Item Type Data Structure

Although being focused on content generation, item types in GIGL is not just for encoding generators, more importantly, it stores the structures the generator goes through according to the underlying grammar, as well as some other information that are potentially needed after the item is fully generated (or in some cases even during the generation process). An example illustration of data structures (as C++ objects) stored in generated items is shown in the figure below. This uses a similar setting to the Quiz demo with some small modification (the "Translate" function renamed to "Print", the functional attribute "Evaluate" become a variable attribute "val", and a boolean variable attribute "solved" added at the item level).

An illustration of the data structure of items generated by GIGL. Blue (big boxes) indicates nonterminal nodes labeled with rule names, red indicates nonterminal pointers, green indicates terminal nodes, purple indicates attributes (functional attributes content omitted).

    • Each item generated in GIGL contains two major parts, the wrapper part and the item tree part. The wrapper is an object that acts as an interface to the item and it represent the item at the very top level. The justification to have a wrapper is further discussed at [Here]. The item tree part is an instance of grammatical representation of the item, in other words, a syntax tree from the grammar, which makes it the main structural part of the item.

    • The wrapper parts contains wrapper attributes, which are declared in the wrapper block (or sometimes implicitly copied from the node block). A small but very important part of the wrapper is a pointer named "root", which is always implicitly declared, and it points to the root of the item tree part.

    • The item tree part contains a collection of nodes connected as a tree structure. Each node in the tree is a nonterminal node (we do not have GIGL specific model for terminal nodes as those represent concrete content and is supposed to be very problem specific and C++ features already handles well on custom type definition), labeled with the rule through which it is expanded, and attached with the node attributes. Nodes attributes are declared in the node block and they appears in all different nodes as different instances (future updates may allow specifying which type of nodes gets which set of attributes).
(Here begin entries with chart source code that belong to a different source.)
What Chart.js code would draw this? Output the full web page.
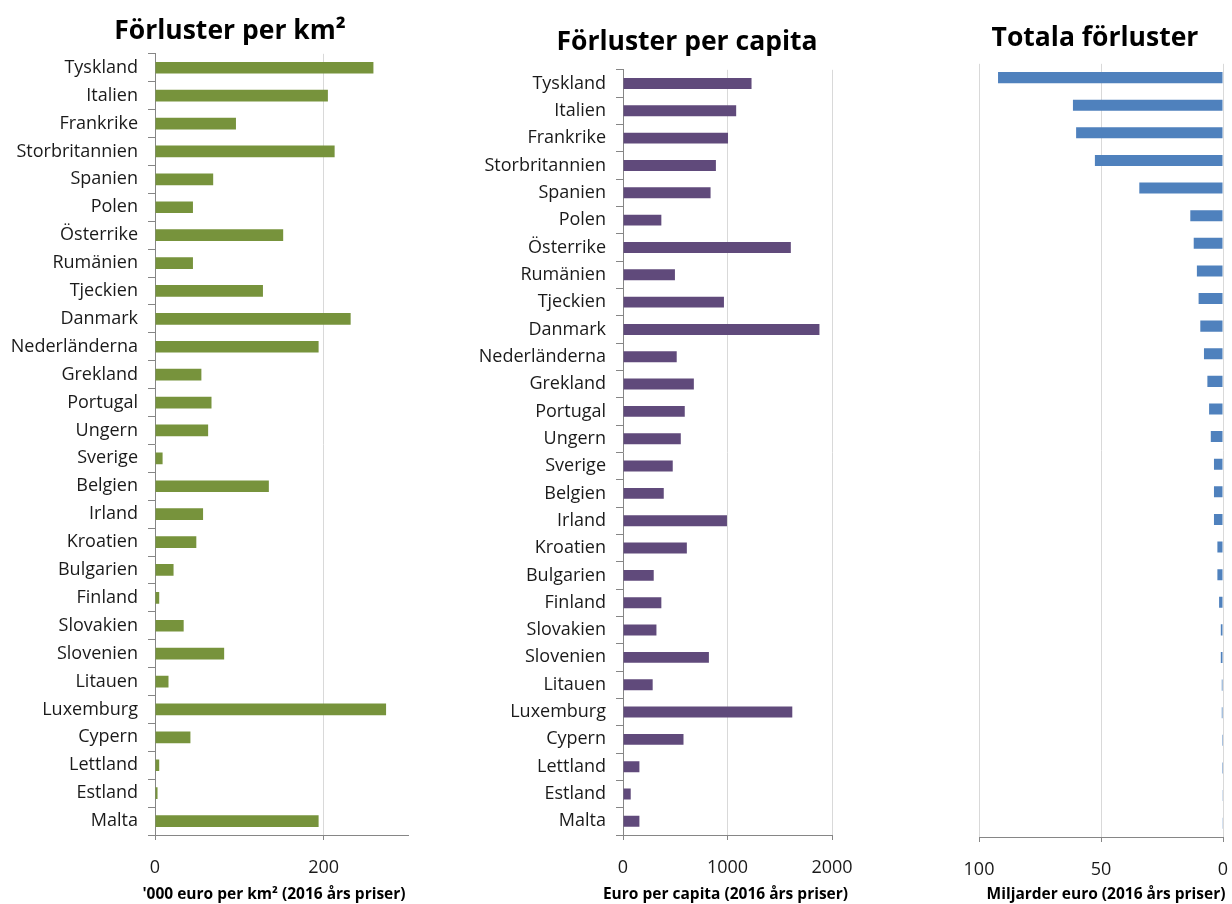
<!DOCTYPE html>
<html><head><meta charset="utf-8">
<script src="https://cdn.jsdelivr.net/npm/chart.js@4.4.1/dist/chart.umd.min.js"></script>
<style>
html,body{margin:0;padding:0;background:#fff;width:1232px;height:904px;overflow:hidden}
canvas{position:absolute;top:0}
</style></head><body>
<canvas id="c1" width="460" height="904" style="left:0px"></canvas>
<canvas id="c2" width="454" height="904" style="left:460px"></canvas>
<canvas id="c3" width="272" height="904" style="left:960px"></canvas>
<script>
const countries = ["Tyskland","Italien","Frankrike","Storbritannien","Spanien","Polen","Österrike","Rumänien","Tjeckien","Danmark","Nederländerna","Grekland","Portugal","Ungern","Sverige","Belgien","Irland","Kroatien","Bulgarien","Finland","Slovakien","Slovenien","Litauen","Luxemburg","Cypern","Lettland","Estland","Malta"];
const perKm2 = [259,205,96,213,69,45,152,45,128,232,194,55,67,63,9,135,57,49,22,5,34,82,16,274,42,5,3,194];
const perCapita = [1230,1083,1005,889,838,367,1606,497,966,1880,514,678,591,553,476,390,995,611,294,367,320,822,284,1620,579,157,74,157];
const totals = [92.2,61.5,60.2,52.5,34.3,13.4,12.0,10.7,10.0,9.3,7.8,6.4,5.7,5.0,3.7,3.7,3.7,2.3,2.3,1.6,0.9,0.9,0.5,0.5,0.4,0.4,0.3,0.3];
const ticksKm2 = [0, 200];
const ticksCapita = [0, 1000, 2000];
const ticksTotal = [0, 50, 100];

Chart.defaults.font.family = "'Open Sans', sans-serif";
Chart.defaults.animation = false;

const AXIS = '#868686', GRID = '#d9d9d9', TXT = '#1a1a1a';

// re-centres the title and the bottom axis caption at given x positions
const textCenter = {
  id: 'textCenter',
  afterLayout(chart, args, opts) {
    const t = chart.titleBlock;
    if (t && opts.titleCx != null) { t.left = opts.titleCx - 300; t.right = opts.titleCx + 300; }
    const s = chart.boxes.find(b => b !== t && b.options && b.options.text === opts.subText);
    if (s && opts.subCx != null) { s.left = opts.subCx - 300; s.right = opts.subCx + 300; }
  }
};

function makeChart(id, o) {
  new Chart(document.getElementById(id), {
    type: 'bar',
    data: { labels: countries, datasets: [{ data: o.data, backgroundColor: o.color, barPercentage: o.barPct, categoryPercentage: 1 }] },
    plugins: [textCenter],
    options: {
      indexAxis: 'y',
      responsive: false,
      layout: { padding: { left: o.padL, right: o.padR, top: 0, bottom: 0 } },
      plugins: {
        legend: { display: false },
        tooltip: { enabled: false },
        textCenter: { titleCx: o.titleCx, subCx: o.subCx, subText: o.xTitle },
        title: { display: true, text: o.title, color: '#000', font: { size: 26.5, weight: 'bold' }, padding: { top: o.titleTop, bottom: o.titleBottom } },
        subtitle: { display: true, text: o.xTitle, position: 'bottom', color: '#000', font: { size: 15.5, weight: 'bold' }, padding: { top: 0, bottom: 0 } }
      },
      scales: {
        x: {
          min: o.min, max: o.max, reverse: !!o.reverse,
          afterBuildTicks: s => { s.ticks = o.ticks.map(v => ({ value: v })); },
          afterFit: s => { s.height = o.xHeight; },
          grid: { color: c => (c.tick && c.tick.value === 0 && !o.reverse) ? 'rgba(0,0,0,0)' : GRID, tickColor: AXIS, tickLength: 5, lineWidth: 1 },
          border: { display: true, color: AXIS, width: 1 },
          ticks: { color: TXT, font: { size: 18 }, padding: 17, callback: v => String(v) }
        },
        y: {
          display: o.showY,
          afterFit: s => { s.width = o.yWidth; },
          grid: { drawOnChartArea: false, drawTicks: true, tickLength: 7, tickColor: AXIS },
          border: { display: true, color: AXIS, width: 1 },
          ticks: { color: TXT, font: { size: 18 }, padding: 10, autoSkip: false }
        }
      }
    }
  });
}

makeChart('c1', { data: perKm2, color: '#77933C', barPct: 0.42, title: 'Förluster per km²', titleTop: 16, titleBottom: 6, titleCx: 230, subCx: 274,
  min: 0, max: 300, ticks: ticksKm2, xTitle: "'000 euro per km² (2016 års priser)", xHeight: 50.4, yWidth: 155, showY: true, padL: 0, padR: 52 });
makeChart('c2', { data: perCapita, color: '#604A7B', barPct: 0.4, title: 'Förluster per capita', titleTop: 27, titleBottom: 11, titleCx: 227, subCx: 265.5,
  min: 0, max: 2000, ticks: ticksCapita, xTitle: 'Euro per capita (2016 års priser)', xHeight: 50.4, yWidth: 163, showY: true, padL: 0, padR: 82 });
makeChart('c3', { data: totals, color: '#4F81BD', barPct: 0.4, title: 'Totala förluster', titleTop: 23, titleBottom: 9, titleCx: 135, subCx: 146,
  min: 0, max: 100, reverse: true, ticks: ticksTotal, xTitle: 'Miljarder euro (2016 års priser)', xHeight: 48.4, yWidth: 0, showY: false, padL: 19, padR: 9 });
</script>
</body></html>
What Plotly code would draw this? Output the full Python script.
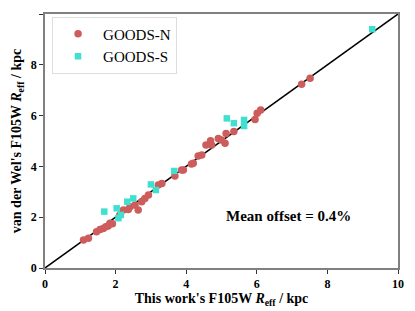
import plotly.graph_objects as go

# GOODS-N sample
n_this = [1.09, 1.23, 1.46, 1.56, 1.65, 1.72, 1.79, 1.84, 1.91, 2.12, 2.22, 2.36, 2.41, 2.55, 2.64,
          2.74, 2.83, 2.93, 3.21, 3.31, 3.68, 3.87, 3.92, 4.15, 4.20, 4.34, 4.44, 4.56, 4.69, 4.72,
          4.91, 5.00, 5.10, 5.13, 5.35, 5.95, 6.01, 6.11, 7.27, 7.51]
n_vdw = [1.10, 1.17, 1.43, 1.52, 1.56, 1.62, 1.65, 1.76, 1.74, 2.09, 2.28, 2.30, 2.41, 2.48, 2.28,
         2.61, 2.74, 2.87, 3.27, 3.33, 3.62, 3.86, 3.86, 4.09, 4.12, 4.41, 4.45, 4.84, 5.01, 4.84,
         5.10, 5.04, 4.91, 5.30, 5.37, 5.85, 6.09, 6.22, 7.23, 7.47]

# GOODS-S sample
s_this = [1.68, 2.03, 2.08, 2.15, 2.33, 2.50, 3.00, 3.14, 3.66, 5.15, 5.35, 5.64, 5.64, 9.27]
s_vdw = [2.22, 2.35, 1.96, 2.09, 2.61, 2.74, 3.29, 3.07, 3.82, 5.89, 5.70, 5.83, 5.59, 9.40]

one_to_one = [0, 10]
x_ticks = [0, 2, 4, 6, 8, 10]
y_ticks = [0, 2, 4, 6, 8, 10]
annotation_text = "Mean offset = 0.4%"

FONT = "Liberation Serif, DejaVu Serif, serif"

fig = go.Figure()
fig.add_trace(go.Scatter(x=one_to_one, y=one_to_one, mode="lines",
                         line=dict(color="black", width=1.5), showlegend=False, hoverinfo="skip"))
fig.add_trace(go.Scatter(x=n_this, y=n_vdw, mode="markers", name="GOODS-N",
                         marker=dict(symbol="circle", size=7.5, color="#CD5C5C", line=dict(width=0))))
fig.add_trace(go.Scatter(x=s_this, y=s_vdw, mode="markers", name="GOODS-S",
                         marker=dict(symbol="square", size=6.5, color="#40E0D0", line=dict(width=0))))

axis_common = dict(
    range=[0, 10], showgrid=False, zeroline=False, automargin=False,
    showline=True, linecolor="#808080", linewidth=1.5, mirror=True,
    ticks="outside", ticklen=4, tickwidth=1.2, tickcolor="#333333",
    tickfont=dict(family=FONT, size=12, color="black"),
)

# page body adds an 8px offset, so the figure is sized to fit the 415x311 window
fig.update_layout(
    width=407, height=303,
    margin=dict(l=37, r=17, t=6, b=43),
    paper_bgcolor="white", plot_bgcolor="white",
    font=dict(family=FONT, color="black"),
    xaxis=dict(**axis_common, tickvals=x_ticks, ticktext=[f"<b>{v}</b>" for v in x_ticks],
               title=dict(text="<b>This work's F105W <i>R</i><sub>eff</sub> / kpc</b>",
                          font=dict(family=FONT, size=14), standoff=0)),
    yaxis=dict(**axis_common, tickvals=y_ticks, ticktext=[f"<b>{v}</b>" for v in y_ticks],
               title=dict(text="<b>van der Wel's F105W <i>R</i><sub>eff</sub> / kpc</b>",
                          font=dict(family=FONT, size=14), standoff=6)),
    legend=dict(x=0.02, y=0.99, xanchor="left", yanchor="top",
                bgcolor="white", bordercolor="#dddddd", borderwidth=1,
                font=dict(family=FONT, size=15), itemsizing="trace", itemwidth=40),
    annotations=[dict(x=6.9, y=2.04, xref="x", yref="y", text=f"<b>{annotation_text}</b>",
                      showarrow=False, font=dict(family=FONT, size=15))],
)

fig.write_html("out.html")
    • The item tree part can be different cross different item from the same item type, not just in the value of variable attributes, but more importantly the structure of the tree. This is the main point of grammatical representations, i.e. having a compact representation of structurally variant content.

    • Generators are not shown in the figure. In implementation, they are part of the data structure, or, more precisely, they are all member functions in the wrapper class. However, this information should be transparent to users. The semantically correct understanding of generators is that, the item level generator is associated to the wrapper, and the node level generators are associated to each of node types (nonterminal types) and sub-types (rules), and that all generators are only used for generation and therefore not part of the accessible attributes of the generated items. Therefore, the item generator is defined in the wrapper block (see [Here] for syntax) and the node generator is defined in the rule block along with the corresponding rule (see [Here] for syntax), if they are not implicit.

    • Some special pointers, besides the "root" are implicitly declared (not attributes) for convenience of referencing.

      • The "item" pointer in anywhere in the item refer to the wrapper object. While it is the same as "this" inside the wrapper object, it can be very useful in the item tree part when it needs to access wrapper attributes.

      • The "node" pointer in anywhere in the item tree, including when generating item tree, refer to the current node or the node currently being generated. It is mostly same as the "this" pointer semantic-wise. Accessing members of this pointer is not always the same as omitting the "node" or "this" part, because of the possible name collisions with local variables.